Tough immigration laws are putting a squeeze on home building
New home construction is key to unlocking lower housing prices. But the rate of this type of construction has fallen month to month since March 2022, and experts say tough immigration policies that have shrunk the construction workforce are behind the building squeeze.
Nationally, foreign-born people make up 30% of construction workers, data from the Census Bureau shows, making immigrants a key part of the home building puzzle. But against a backdrop of tightened immigration policies instituted during the Trump administration and exacerbated during the pandemic, the number of foreign workers entering the construction industry has almost fallen in half. There were more than 67,000 new workers in 2016, compared to 38,900 in 2020.
The lack of immigrant workers has led to a construction shortage, even as supply-chain stoppages and material costs have eased.
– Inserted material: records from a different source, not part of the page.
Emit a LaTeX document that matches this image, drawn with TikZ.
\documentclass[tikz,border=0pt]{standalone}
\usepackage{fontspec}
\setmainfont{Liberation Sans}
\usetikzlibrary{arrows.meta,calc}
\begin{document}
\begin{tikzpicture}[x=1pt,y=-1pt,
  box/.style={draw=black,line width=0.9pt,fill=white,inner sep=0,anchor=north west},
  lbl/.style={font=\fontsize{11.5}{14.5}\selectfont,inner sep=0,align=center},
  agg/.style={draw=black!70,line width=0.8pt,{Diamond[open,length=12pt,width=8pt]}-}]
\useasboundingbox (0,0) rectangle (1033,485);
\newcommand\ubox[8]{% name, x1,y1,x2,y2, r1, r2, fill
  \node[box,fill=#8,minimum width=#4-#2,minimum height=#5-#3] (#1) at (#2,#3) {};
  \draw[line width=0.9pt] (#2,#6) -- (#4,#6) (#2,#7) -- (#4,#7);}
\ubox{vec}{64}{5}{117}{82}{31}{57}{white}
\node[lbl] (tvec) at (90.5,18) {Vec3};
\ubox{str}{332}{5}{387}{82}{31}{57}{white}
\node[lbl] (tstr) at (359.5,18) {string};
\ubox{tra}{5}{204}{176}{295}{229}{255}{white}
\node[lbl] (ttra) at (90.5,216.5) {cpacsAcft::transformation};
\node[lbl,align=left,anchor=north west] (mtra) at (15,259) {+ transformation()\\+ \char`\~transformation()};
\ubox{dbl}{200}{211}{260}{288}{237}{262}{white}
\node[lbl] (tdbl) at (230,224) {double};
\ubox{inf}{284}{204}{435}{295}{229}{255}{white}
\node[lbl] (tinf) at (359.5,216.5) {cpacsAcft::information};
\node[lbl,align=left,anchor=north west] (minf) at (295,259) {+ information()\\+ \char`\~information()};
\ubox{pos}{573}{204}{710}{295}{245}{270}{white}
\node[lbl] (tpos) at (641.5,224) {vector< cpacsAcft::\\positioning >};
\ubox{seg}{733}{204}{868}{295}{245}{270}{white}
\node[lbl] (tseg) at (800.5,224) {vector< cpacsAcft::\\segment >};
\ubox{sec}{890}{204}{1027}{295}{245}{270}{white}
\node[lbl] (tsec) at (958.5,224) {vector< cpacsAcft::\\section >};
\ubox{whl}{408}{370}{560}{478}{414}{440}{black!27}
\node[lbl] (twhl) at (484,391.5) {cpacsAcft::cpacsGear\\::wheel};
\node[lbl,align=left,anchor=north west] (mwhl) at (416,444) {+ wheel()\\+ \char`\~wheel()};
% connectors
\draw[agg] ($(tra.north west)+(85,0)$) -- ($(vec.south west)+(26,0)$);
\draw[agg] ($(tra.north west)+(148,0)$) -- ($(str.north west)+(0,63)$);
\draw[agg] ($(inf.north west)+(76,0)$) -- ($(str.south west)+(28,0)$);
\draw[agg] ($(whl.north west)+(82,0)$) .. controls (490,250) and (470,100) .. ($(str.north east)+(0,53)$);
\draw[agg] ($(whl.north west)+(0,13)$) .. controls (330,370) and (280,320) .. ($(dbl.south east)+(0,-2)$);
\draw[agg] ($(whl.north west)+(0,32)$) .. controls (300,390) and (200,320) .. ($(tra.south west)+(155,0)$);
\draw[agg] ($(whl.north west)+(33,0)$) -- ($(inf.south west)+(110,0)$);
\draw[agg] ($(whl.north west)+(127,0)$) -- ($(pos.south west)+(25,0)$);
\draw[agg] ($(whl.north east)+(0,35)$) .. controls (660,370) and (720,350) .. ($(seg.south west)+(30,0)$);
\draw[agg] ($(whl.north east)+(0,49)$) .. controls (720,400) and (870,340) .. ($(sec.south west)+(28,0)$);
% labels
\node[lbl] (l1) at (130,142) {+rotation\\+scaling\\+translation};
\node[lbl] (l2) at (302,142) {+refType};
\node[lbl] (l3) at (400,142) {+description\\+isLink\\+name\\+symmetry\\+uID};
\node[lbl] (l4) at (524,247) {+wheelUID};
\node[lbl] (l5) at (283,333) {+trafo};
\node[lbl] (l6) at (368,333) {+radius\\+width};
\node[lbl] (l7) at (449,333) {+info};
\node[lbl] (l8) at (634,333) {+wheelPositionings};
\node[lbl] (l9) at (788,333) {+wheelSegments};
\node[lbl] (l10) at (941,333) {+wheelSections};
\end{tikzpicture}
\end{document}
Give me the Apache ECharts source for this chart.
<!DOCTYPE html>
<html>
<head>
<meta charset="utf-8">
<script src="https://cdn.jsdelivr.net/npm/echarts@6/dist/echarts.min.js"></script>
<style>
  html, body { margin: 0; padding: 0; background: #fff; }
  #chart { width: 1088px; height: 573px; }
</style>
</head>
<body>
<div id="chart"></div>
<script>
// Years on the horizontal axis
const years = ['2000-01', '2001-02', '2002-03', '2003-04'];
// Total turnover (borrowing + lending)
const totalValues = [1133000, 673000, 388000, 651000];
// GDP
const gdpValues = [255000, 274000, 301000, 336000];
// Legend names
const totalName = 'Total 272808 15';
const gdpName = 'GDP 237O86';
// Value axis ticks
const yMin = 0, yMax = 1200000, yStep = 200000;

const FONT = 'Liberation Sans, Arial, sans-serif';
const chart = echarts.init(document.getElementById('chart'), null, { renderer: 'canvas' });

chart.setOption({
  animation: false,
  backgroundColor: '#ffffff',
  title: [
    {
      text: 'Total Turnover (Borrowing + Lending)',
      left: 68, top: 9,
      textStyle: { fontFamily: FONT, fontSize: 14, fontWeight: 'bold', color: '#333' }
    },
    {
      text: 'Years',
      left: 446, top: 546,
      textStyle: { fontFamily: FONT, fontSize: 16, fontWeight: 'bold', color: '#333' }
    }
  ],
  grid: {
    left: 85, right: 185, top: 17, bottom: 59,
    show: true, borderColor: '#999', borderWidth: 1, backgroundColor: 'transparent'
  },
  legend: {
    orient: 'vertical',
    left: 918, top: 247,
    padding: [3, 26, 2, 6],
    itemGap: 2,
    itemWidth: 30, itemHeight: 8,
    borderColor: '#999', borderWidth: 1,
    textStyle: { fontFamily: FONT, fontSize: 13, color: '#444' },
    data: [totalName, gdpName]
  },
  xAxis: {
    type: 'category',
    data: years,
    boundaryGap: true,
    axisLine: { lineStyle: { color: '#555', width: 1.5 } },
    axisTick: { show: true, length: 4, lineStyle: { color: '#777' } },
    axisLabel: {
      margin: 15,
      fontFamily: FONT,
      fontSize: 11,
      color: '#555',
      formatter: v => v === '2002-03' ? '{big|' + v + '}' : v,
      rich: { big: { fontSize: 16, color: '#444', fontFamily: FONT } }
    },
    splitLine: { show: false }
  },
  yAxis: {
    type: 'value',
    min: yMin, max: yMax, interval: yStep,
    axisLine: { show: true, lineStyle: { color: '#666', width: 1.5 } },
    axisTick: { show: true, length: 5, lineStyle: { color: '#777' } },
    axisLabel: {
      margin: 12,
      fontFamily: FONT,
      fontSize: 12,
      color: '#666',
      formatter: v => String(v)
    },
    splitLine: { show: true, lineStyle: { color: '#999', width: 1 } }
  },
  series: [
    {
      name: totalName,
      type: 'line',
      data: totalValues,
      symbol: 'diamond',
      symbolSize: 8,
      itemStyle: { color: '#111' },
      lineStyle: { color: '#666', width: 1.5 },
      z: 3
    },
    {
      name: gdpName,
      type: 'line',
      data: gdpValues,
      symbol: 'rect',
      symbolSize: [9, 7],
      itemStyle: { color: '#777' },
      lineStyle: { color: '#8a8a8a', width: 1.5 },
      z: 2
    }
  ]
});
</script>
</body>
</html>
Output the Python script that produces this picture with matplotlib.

NBC News compared Census Bureau data on the immigrant construction worker population in each state with a 2022 report on home underproduction by affordable housing nonprofit Up for Growth and found a strong relationship between foreign workforces and slowed home building. Specifically, for each additional 1% increase in immigrant worker share, there was a predicted corresponding increase of 6,563 in the gap between built housing units and demand for units.
“I can’t say how many times our members have said, ‘We’d bid on more work, we’d be doing more projects if we had more people to do the construction,’” said Brian Turmail, vice president of public affairs at Associated General Contractors of America, which represents home builders across the country.
While immigrants are employed in many sectors, certain fields lean more heavily on immigrant labor. This means that tighter immigration policies have an outsize effect in certain areas.
Lower immigration was a policy goal of the Trump White House, and the administration issued several policies toward that goal from 2017 to 2021, including freezing visas. The administration also took several hard stances toward undocumented immigrants, issuing executive orders for a wall along the southern border, deploying additional Border Patrol agents, and instituting the Migrant Protection Protocols, which forced asylum-seekers to stay in Mexico while waiting for hearings.
The number of new immigrant workers entering the construction industry dropped by a third in 2017 — Donald Trump’s first year in office — the first such decline in six years. And more than 2 million fewer immigrants than expected entered the labor force from March 2020 to late 2021, according to estimates from researchers Giovanni Peri and Reem Zaiour of the University of California, Davis.
Many builders said the labor strain that began in 2017 has persisted.
“As I sit here, there’s two projects that are stagnant yesterday and today because there aren’t enough [workers] for the crews to send guys there,” said Joshua Correa, a Dallas home builder. “How it was a long time ago, we didn’t have to wait — you would call and they would say, ‘We’ll be there tomorrow.’ Now it’s a month or six weeks.”
If foreign-born workers aren’t available, experts say there aren’t enough U.S.-born workers to fill in the gap.
“These [immigrant] workers are not substitutable,” said Michael Clemens, an economics professor at George Mason University. Clemens has studied the effect of immigrant labor in the workforce, and his findings refute the argument that immigrants take jobs that would otherwise be filled by U.S.-born workers. Instead, Clemens has found there’s no decrease in hiring of comparable U.S. workers, and, on average, firms that are unable to access low-skill immigrant labor slash profits 17%.
“Even when employers find a few [U.S.-born workers] to fill these jobs, they find there’s extremely high turnover in them,” Clemens said.
Immigrants, Clemens said, offer the kind of labor supply that employers in construction need to plan business activity medium- to long-term.
For consumers, that worker shortage means higher prices. Home prices, while down slightly from summer 2022 highs, are still above pre-pandemic levels. And with housing inventory in March 2023 sitting around 560,000 available units — roughly half of pre-pandemic numbers — experts don’t expect any immediate improvement.